(Figure scripts)
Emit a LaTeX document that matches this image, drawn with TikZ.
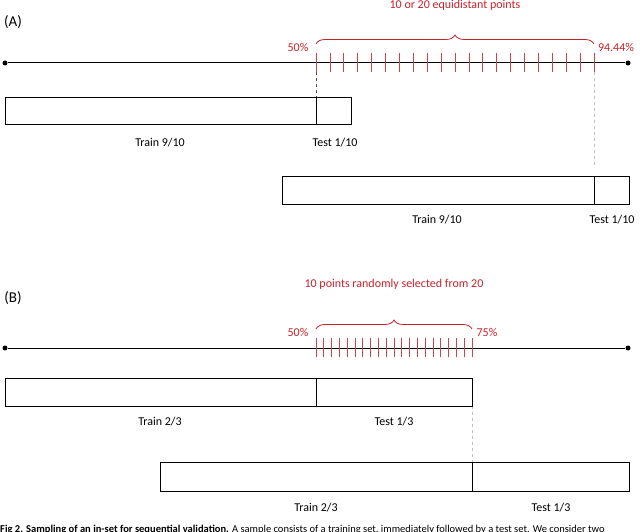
\documentclass[tikz,border=0pt]{standalone}
\usepackage{fontspec}
\setmainfont{Carlito}
\usetikzlibrary{decorations.pathreplacing}
\definecolor{myred}{HTML}{C8202A}
\tikzset{
  lbl/.style={font=\fontsize{12pt}{14pt}\selectfont, inner sep=0pt},
  rlbl/.style={lbl, text=myred},
  bar/.style={draw=black, line width=0.7pt},
  axis/.style={line width=1pt},
  tick/.style={myred!85, line width=0.7pt},
  brc/.style={myred, line width=0.8pt, decorate, decoration={brace, amplitude=9pt}},
  dot/.style={circle, fill=black, inner sep=0pt, minimum size=5pt}
}
\begin{document}
\begin{tikzpicture}[x=1pt,y=-1pt]
\useasboundingbox (0,0) rectangle (640,532);
\clip (0,0) rectangle (640,532);
% (A)
\node[font=\fontsize{15pt}{17pt}\selectfont, inner sep=0pt] (la) at (13,22) {(A)};
\node[dot] (a0) at (5,63) {};
\node[dot] (a1) at (628,63) {};
\draw[axis] (a0) -- (a1);
\foreach \i in {0,...,20} {\draw[tick] ({316+\i*13.9},53) -- ({316+\i*13.9},72);}
\coordinate (ba) at (316,44); \coordinate (bb) at (594,44);
\draw[brc] (ba) -- (bb);
\node[rlbl] (ta) at (455,5) {10 or 20 equidistant points};
\node[rlbl] (pa) at (298,47) {50\%};
\node[rlbl] (qa) at (616,47) {94.44\%};
\coordinate (d1a) at (316,72); \coordinate (d1b) at (316,97);
\draw[dashed, black!70, line width=0.6pt] (d1a) -- (d1b);
\coordinate (d2a) at (594,72); \coordinate (d2b) at (594,168);
\draw[dashed, black!25, line width=0.8pt] (d2a) -- (d2b);
\draw[bar] (5,97) rectangle (351,124); \draw[bar] (316,97) -- (316,124);
\node[lbl] (t1) at (160,143) {Train 9/10};
\node[lbl] (s1) at (335,143) {Test 1/10};
\draw[bar] (282,176) rectangle (629,204); \draw[bar] (594,176) -- (594,204);
\node[lbl] (t2) at (437,220) {Train 9/10};
\node[lbl] (s2) at (612,220) {Test 1/10};
% (B)
\node[font=\fontsize{15pt}{17pt}\selectfont, inner sep=0pt] (lb) at (13,298) {(B)};
\node[dot] (b0) at (5,348) {};
\node[dot] (b1) at (628,348) {};
\draw[axis] (b0) -- (b1);
\foreach \i in {0,...,20} {\draw[tick] ({316+\i*7.8},338) -- ({316+\i*7.8},357);}
\coordinate (bc) at (316,329); \coordinate (bd) at (472,329);
\draw[brc] (bc) -- (bd);
\node[rlbl] (tb) at (394,284) {10 points randomly selected from 20};
\node[rlbl] (pb) at (298,332) {50\%};
\node[rlbl] (qb) at (487,332) {75\%};
\coordinate (d3a) at (472,406); \coordinate (d3b) at (472,462);
\draw[dashed, black!25, line width=0.8pt] (d3a) -- (d3b);
\draw[bar] (5,378) rectangle (472,406); \draw[bar] (316,378) -- (316,406);
\node[lbl] (t3) at (160,422) {Train 2/3};
\node[lbl] (s3) at (394,422) {Test 1/3};
\draw[bar] (160,462) rectangle (629,491); \draw[bar] (472,462) -- (472,491);
\node[lbl] (t4) at (316,508) {Train 2/3};
\node[lbl] (s4) at (551,508) {Test 1/3};
\node[anchor=west, inner sep=0pt, font=\fontsize{10.5pt}{12pt}\selectfont] (cap) at (0,530)
  {\textbf{Fig 2. Sampling of an in-set for sequential validation.} A sample consists of a training set, immediately followed by a test set. We consider two};
\end{tikzpicture}
\end{document}
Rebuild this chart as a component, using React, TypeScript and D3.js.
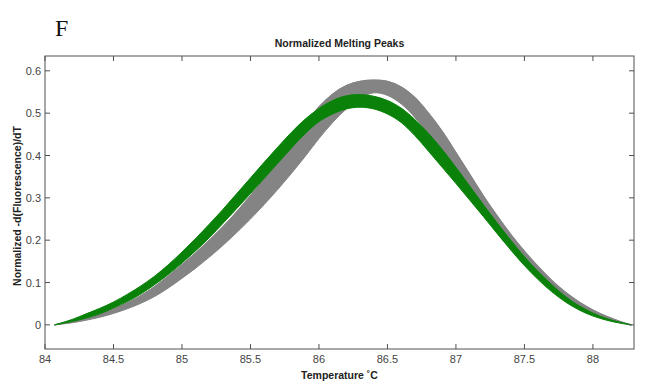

[Exercise objective]
Leaving all pictures aside, quote each record exactly.

[Written response]
Emit a LaTeX document that matches this image, drawn with TikZ.
\documentclass[tikz,border=0pt]{standalone}
\usepackage{fontspec}
\setmainfont{Carlito}
\usetikzlibrary{decorations.pathreplacing}
\definecolor{myred}{HTML}{C8202A}
\tikzset{
  lbl/.style={font=\fontsize{12pt}{14pt}\selectfont, inner sep=0pt},
  rlbl/.style={lbl, text=myred},
  bar/.style={draw=black, line width=0.7pt},
  axis/.style={line width=1pt},
  tick/.style={myred!85, line width=0.7pt},
  brc/.style={myred, line width=0.8pt, decorate, decoration={brace, amplitude=9pt}},
  dot/.style={circle, fill=black, inner sep=0pt, minimum size=5pt}
}
\begin{document}
\begin{tikzpicture}[x=1pt,y=-1pt]
\useasboundingbox (0,0) rectangle (640,532);
\clip (0,0) rectangle (640,532);
% (A)
\node[font=\fontsize{15pt}{17pt}\selectfont, inner sep=0pt] (la) at (13,22) {(A)};
\node[dot] (a0) at (5,63) {};
\node[dot] (a1) at (628,63) {};
\draw[axis] (a0) -- (a1);
\foreach \i in {0,...,20} {\draw[tick] ({316+\i*13.9},53) -- ({316+\i*13.9},72);}
\coordinate (ba) at (316,44); \coordinate (bb) at (594,44);
\draw[brc] (ba) -- (bb);
\node[rlbl] (ta) at (455,5) {10 or 20 equidistant points};
\node[rlbl] (pa) at (298,47) {50\%};
\node[rlbl] (qa) at (616,47) {94.44\%};
\coordinate (d1a) at (316,72); \coordinate (d1b) at (316,97);
\draw[dashed, black!70, line width=0.6pt] (d1a) -- (d1b);
\coordinate (d2a) at (594,72); \coordinate (d2b) at (594,168);
\draw[dashed, black!25, line width=0.8pt] (d2a) -- (d2b);
\draw[bar] (5,97) rectangle (351,124); \draw[bar] (316,97) -- (316,124);
\node[lbl] (t1) at (160,143) {Train 9/10};
\node[lbl] (s1) at (335,143) {Test 1/10};
\draw[bar] (282,176) rectangle (629,204); \draw[bar] (594,176) -- (594,204);
\node[lbl] (t2) at (437,220) {Train 9/10};
\node[lbl] (s2) at (612,220) {Test 1/10};
% (B)
\node[font=\fontsize{15pt}{17pt}\selectfont, inner sep=0pt] (lb) at (13,298) {(B)};
\node[dot] (b0) at (5,348) {};
\node[dot] (b1) at (628,348) {};
\draw[axis] (b0) -- (b1);
\foreach \i in {0,...,20} {\draw[tick] ({316+\i*7.8},338) -- ({316+\i*7.8},357);}
\coordinate (bc) at (316,329); \coordinate (bd) at (472,329);
\draw[brc] (bc) -- (bd);
\node[rlbl] (tb) at (394,284) {10 points randomly selected from 20};
\node[rlbl] (pb) at (298,332) {50\%};
\node[rlbl] (qb) at (487,332) {75\%};
\coordinate (d3a) at (472,406); \coordinate (d3b) at (472,462);
\draw[dashed, black!25, line width=0.8pt] (d3a) -- (d3b);
\draw[bar] (5,378) rectangle (472,406); \draw[bar] (316,378) -- (316,406);
\node[lbl] (t3) at (160,422) {Train 2/3};
\node[lbl] (s3) at (394,422) {Test 1/3};
\draw[bar] (160,462) rectangle (629,491); \draw[bar] (472,462) -- (472,491);
\node[lbl] (t4) at (316,508) {Train 2/3};
\node[lbl] (s4) at (551,508) {Test 1/3};
\node[anchor=west, inner sep=0pt, font=\fontsize{10.5pt}{12pt}\selectfont] (cap) at (0,530)
  {\textbf{Fig 2. Sampling of an in-set for sequential validation.} A sample consists of a training set, immediately followed by a test set. We consider two};
\end{tikzpicture}
\end{document}
Rebuild this chart as a component, using React, TypeScript and D3.js.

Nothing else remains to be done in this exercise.